# Data listing:
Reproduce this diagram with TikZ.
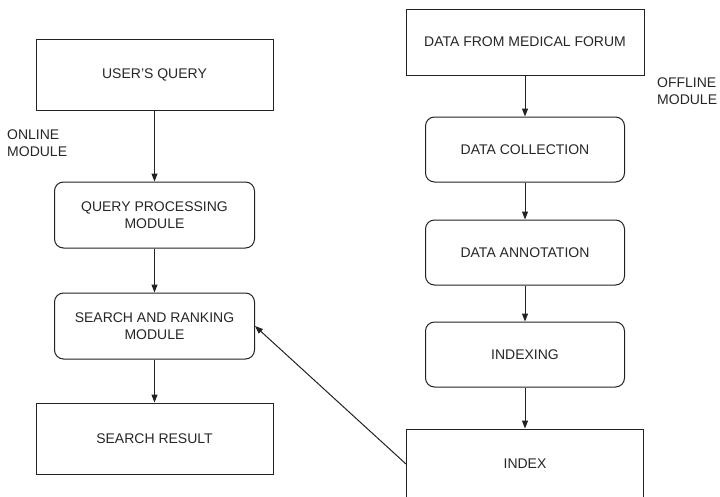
\documentclass[tikz,border=0pt]{standalone}
\usepackage{fontspec}
\setmainfont{Liberation Sans}
\usepackage{tikz}
\usetikzlibrary{arrows.meta,positioning}
\definecolor{lineink}{HTML}{222222}
\definecolor{textink}{HTML}{262626}
\tikzset{
  plainbox/.style={draw=lineink,line width=1pt,text=textink,align=center,font=\fontsize{14}{17}\selectfont,minimum width=237pt,minimum height=71pt,inner sep=2pt},
  roundbox/.style={plainbox,rounded corners=9pt,minimum width=200pt,minimum height=66pt},
  flow/.style={-{Triangle[length=8pt,width=6pt]},line width=1pt,color=lineink},
  tag/.style={align=left,font=\fontsize{14}{17}\selectfont,text=textink,inner sep=0pt,anchor=north west},
}
\begin{document}
\begin{tikzpicture}[x=1pt,y=1pt]
  \useasboundingbox (0,0) rectangle (720,-496);
  % online side
  \node[plainbox] (uq) at (154.5,-74.5) {USER'S QUERY};
  \node[roundbox,below=71pt of uq] (qpm) {QUERY PROCESSING\\MODULE};
  \node[roundbox,below=44pt of qpm] (srm) {SEARCH AND RANKING\\MODULE};
  \node[plainbox,below=43pt of srm] (sr) {SEARCH RESULT};
  \node[tag] (online) at (7,-130) {ONLINE\\MODULE};
  % offline side
  \node[plainbox,minimum width=238pt,minimum height=66pt] (dmf) at (525,-42) {DATA FROM MEDICAL FORUM};
  \node[roundbox,minimum width=199pt,minimum height=65pt,below=41pt of dmf] (dc) {DATA COLLECTION};
  \node[roundbox,minimum width=199pt,minimum height=65pt,below=37pt of dc] (da) {DATA ANNOTATION};
  \node[roundbox,minimum width=199pt,minimum height=65pt,below=36pt of da] (idx) {INDEXING};
  \node[plainbox,minimum height=70pt,below=41pt of idx] (index) {INDEX};
  \node[tag] (offline) at (657,-78) {OFFLINE\\MODULE};
  \foreach \a/\b in {uq/qpm,qpm/srm,srm/sr,dmf/dc,dc/da,da/idx,idx/index} \draw[flow] (\a) -- (\b);
  \draw[flow] (index.west) -- (srm.east);
\end{tikzpicture}
\end{document}
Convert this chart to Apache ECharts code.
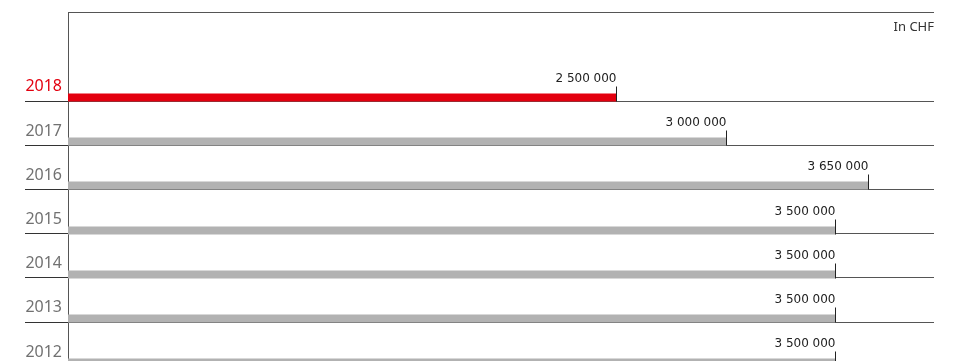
<!DOCTYPE html>
<html>
<head>
    <meta charset="utf-8">
    <title>In CHF</title>
    <script src="https://cdn.jsdelivr.net/npm/echarts@6/dist/echarts.min.js"></script>
    <style>
        html, body { margin: 0; padding: 0; background: #fff; overflow: hidden; }
        /* 比窗口高一点：最后一行（2012）在底部被裁掉 */
        #chart1 { width: 957px; height: 368px; }
    </style>
</head>
<body>
<div id="chart1"></div>
<script type="text/javascript">
    // 年份（上到下）和金额
    var years = ['2018', '2017', '2016', '2015', '2014', '2013', '2012'];
    var amounts = [2500000, 3000000, 3650000, 3500000, 3500000, 3500000, 3500000];
    var unitText = 'In CHF';

    var RED = '#e3000f';
    var GREY = '#b2b2b2';

    // 第一行是空白（放 "In CHF"）
    var categories = [''].concat(years);

    function fmt(v) {
        return String(v).replace(/\B(?=(\d{3})+(?!\d))/g, ' ');
    }

    var myChart1 = echarts.init(document.getElementById('chart1'));

    myChart1.setOption({
        animation: false,
        title: {
            text: unitText,
            right: 23,
            top: 21,
            padding: 0,
            textStyle: {
                fontFamily: 'Noto Sans',
                fontSize: 13,
                fontWeight: 'normal',
                color: '#333'
            }
        },
        grid: {
            left: 68,
            top: 12.5,
            width: 866,
            height: 353.6
        },
        xAxis: {
            type: 'value',
            min: 0,
            max: 3950000,
            show: false
        },
        yAxis: {
            type: 'category',
            inverse: true,
            data: categories,
            axisLine: {
                show: true,
                lineStyle: { color: '#555', width: 1 }
            },
            axisTick: {
                show: true,
                inside: false,
                length: 43,
                interval: function (index) { return index >= 2; },
                lineStyle: { color: '#333', width: 1 }
            },
            splitLine: {
                show: true,
                interval: function (index) { return index === 0 || index >= 2; },
                lineStyle: { color: '#555', width: 1 }
            },
            axisLabel: {
                interval: 0,
                margin: 6,
                fontFamily: 'Noto Sans',
                fontSize: 16,
                lineHeight: 16,
                verticalAlign: 'top',
                color: function (value) {
                    return value === years[0] ? RED : '#717171';
                }
            }
        },
        series: [{
            type: 'custom',
            silent: true,
            encode: { x: 0, y: 1 },
            data: amounts.map(function (v, i) { return [v, years[i]]; }),
            renderItem: function (params, api) {
                var cat = api.value(1);
                var end = api.coord([api.value(0), cat]);
                var start = api.coord([0, cat]);
                var band = api.size([0, 1])[1];
                var bottom = Math.round(end[1] + band / 2);
                var xEnd = Math.round(end[0]) + 0.5;
                return {
                    type: 'group',
                    children: [{
                        type: 'rect',
                        shape: {
                            x: start[0],
                            y: bottom - 7.5,
                            width: xEnd - start[0],
                            height: 8
                        },
                        style: { fill: params.dataIndex === 0 ? RED : GREY }
                    }, {
                        type: 'line',
                        shape: { x1: xEnd, y1: bottom + 0.5, x2: xEnd, y2: bottom - 14.5 },
                        style: { stroke: '#222', lineWidth: 1 }
                    }, {
                        type: 'text',
                        x: xEnd,
                        y: bottom - 22.3,
                        style: {
                            text: fmt(api.value(0)),
                            align: 'right',
                            verticalAlign: 'middle',
                            font: '12px "DejaVu Sans"',
                            fill: '#222'
                        }
                    }]
                };
            }
        }]
    });
</script>
</body>
</html>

# Task requirements:
Leave out all images, then reproduce the entries above exactly.

# The response:
Reproduce this diagram with TikZ.
\documentclass[tikz,border=0pt]{standalone}
\usepackage{fontspec}
\setmainfont{Liberation Sans}
\usepackage{tikz}
\usetikzlibrary{arrows.meta,positioning}
\definecolor{lineink}{HTML}{222222}
\definecolor{textink}{HTML}{262626}
\tikzset{
  plainbox/.style={draw=lineink,line width=1pt,text=textink,align=center,font=\fontsize{14}{17}\selectfont,minimum width=237pt,minimum height=71pt,inner sep=2pt},
  roundbox/.style={plainbox,rounded corners=9pt,minimum width=200pt,minimum height=66pt},
  flow/.style={-{Triangle[length=8pt,width=6pt]},line width=1pt,color=lineink},
  tag/.style={align=left,font=\fontsize{14}{17}\selectfont,text=textink,inner sep=0pt,anchor=north west},
}
\begin{document}
\begin{tikzpicture}[x=1pt,y=1pt]
  \useasboundingbox (0,0) rectangle (720,-496);
  % online side
  \node[plainbox] (uq) at (154.5,-74.5) {USER'S QUERY};
  \node[roundbox,below=71pt of uq] (qpm) {QUERY PROCESSING\\MODULE};
  \node[roundbox,below=44pt of qpm] (srm) {SEARCH AND RANKING\\MODULE};
  \node[plainbox,below=43pt of srm] (sr) {SEARCH RESULT};
  \node[tag] (online) at (7,-130) {ONLINE\\MODULE};
  % offline side
  \node[plainbox,minimum width=238pt,minimum height=66pt] (dmf) at (525,-42) {DATA FROM MEDICAL FORUM};
  \node[roundbox,minimum width=199pt,minimum height=65pt,below=41pt of dmf] (dc) {DATA COLLECTION};
  \node[roundbox,minimum width=199pt,minimum height=65pt,below=37pt of dc] (da) {DATA ANNOTATION};
  \node[roundbox,minimum width=199pt,minimum height=65pt,below=36pt of da] (idx) {INDEXING};
  \node[plainbox,minimum height=70pt,below=41pt of idx] (index) {INDEX};
  \node[tag] (offline) at (657,-78) {OFFLINE\\MODULE};
  \foreach \a/\b in {uq/qpm,qpm/srm,srm/sr,dmf/dc,dc/da,da/idx,idx/index} \draw[flow] (\a) -- (\b);
  \draw[flow] (index.west) -- (srm.east);
\end{tikzpicture}
\end{document}
Convert this chart to Apache ECharts code.
<!DOCTYPE html>
<html>
<head>
    <meta charset="utf-8">
    <title>In CHF</title>
    <script src="https://cdn.jsdelivr.net/npm/echarts@6/dist/echarts.min.js"></script>
    <style>
        html, body { margin: 0; padding: 0; background: #fff; overflow: hidden; }
        /* 比窗口高一点：最后一行（2012）在底部被裁掉 */
        #chart1 { width: 957px; height: 368px; }
    </style>
</head>
<body>
<div id="chart1"></div>
<script type="text/javascript">
    // 年份（上到下）和金额
    var years = ['2018', '2017', '2016', '2015', '2014', '2013', '2012'];
    var amounts = [2500000, 3000000, 3650000, 3500000, 3500000, 3500000, 3500000];
    var unitText = 'In CHF';

    var RED = '#e3000f';
    var GREY = '#b2b2b2';

    // 第一行是空白（放 "In CHF"）
    var categories = [''].concat(years);

    function fmt(v) {
        return String(v).replace(/\B(?=(\d{3})+(?!\d))/g, ' ');
    }

    var myChart1 = echarts.init(document.getElementById('chart1'));

    myChart1.setOption({
        animation: false,
        title: {
            text: unitText,
            right: 23,
            top: 21,
            padding: 0,
            textStyle: {
                fontFamily: 'Noto Sans',
                fontSize: 13,
                fontWeight: 'normal',
                color: '#333'
            }
        },
        grid: {
            left: 68,
            top: 12.5,
            width: 866,
            height: 353.6
        },
        xAxis: {
            type: 'value',
            min: 0,
            max: 3950000,
            show: false
        },
        yAxis: {
            type: 'category',
            inverse: true,
            data: categories,
            axisLine: {
                show: true,
                lineStyle: { color: '#555', width: 1 }
            },
            axisTick: {
                show: true,
                inside: false,
                length: 43,
                interval: function (index) { return index >= 2; },
                lineStyle: { color: '#333', width: 1 }
            },
            splitLine: {
                show: true,
                interval: function (index) { return index === 0 || index >= 2; },
                lineStyle: { color: '#555', width: 1 }
            },
            axisLabel: {
                interval: 0,
                margin: 6,
                fontFamily: 'Noto Sans',
                fontSize: 16,
                lineHeight: 16,
                verticalAlign: 'top',
                color: function (value) {
                    return value === years[0] ? RED : '#717171';
                }
            }
        },
        series: [{
            type: 'custom',
            silent: true,
            encode: { x: 0, y: 1 },
            data: amounts.map(function (v, i) { return [v, years[i]]; }),
            renderItem: function (params, api) {
                var cat = api.value(1);
                var end = api.coord([api.value(0), cat]);
                var start = api.coord([0, cat]);
                var band = api.size([0, 1])[1];
                var bottom = Math.round(end[1] + band / 2);
                var xEnd = Math.round(end[0]) + 0.5;
                return {
                    type: 'group',
                    children: [{
                        type: 'rect',
                        shape: {
                            x: start[0],
                            y: bottom - 7.5,
                            width: xEnd - start[0],
                            height: 8
                        },
                        style: { fill: params.dataIndex === 0 ? RED : GREY }
                    }, {
                        type: 'line',
                        shape: { x1: xEnd, y1: bottom + 0.5, x2: xEnd, y2: bottom - 14.5 },
                        style: { stroke: '#222', lineWidth: 1 }
                    }, {
                        type: 'text',
                        x: xEnd,
                        y: bottom - 22.3,
                        style: {
                            text: fmt(api.value(0)),
                            align: 'right',
                            verticalAlign: 'middle',
                            font: '12px "DejaVu Sans"',
                            fill: '#222'
                        }
                    }]
                };
            }
        }]
    });
</script>
</body>
</html>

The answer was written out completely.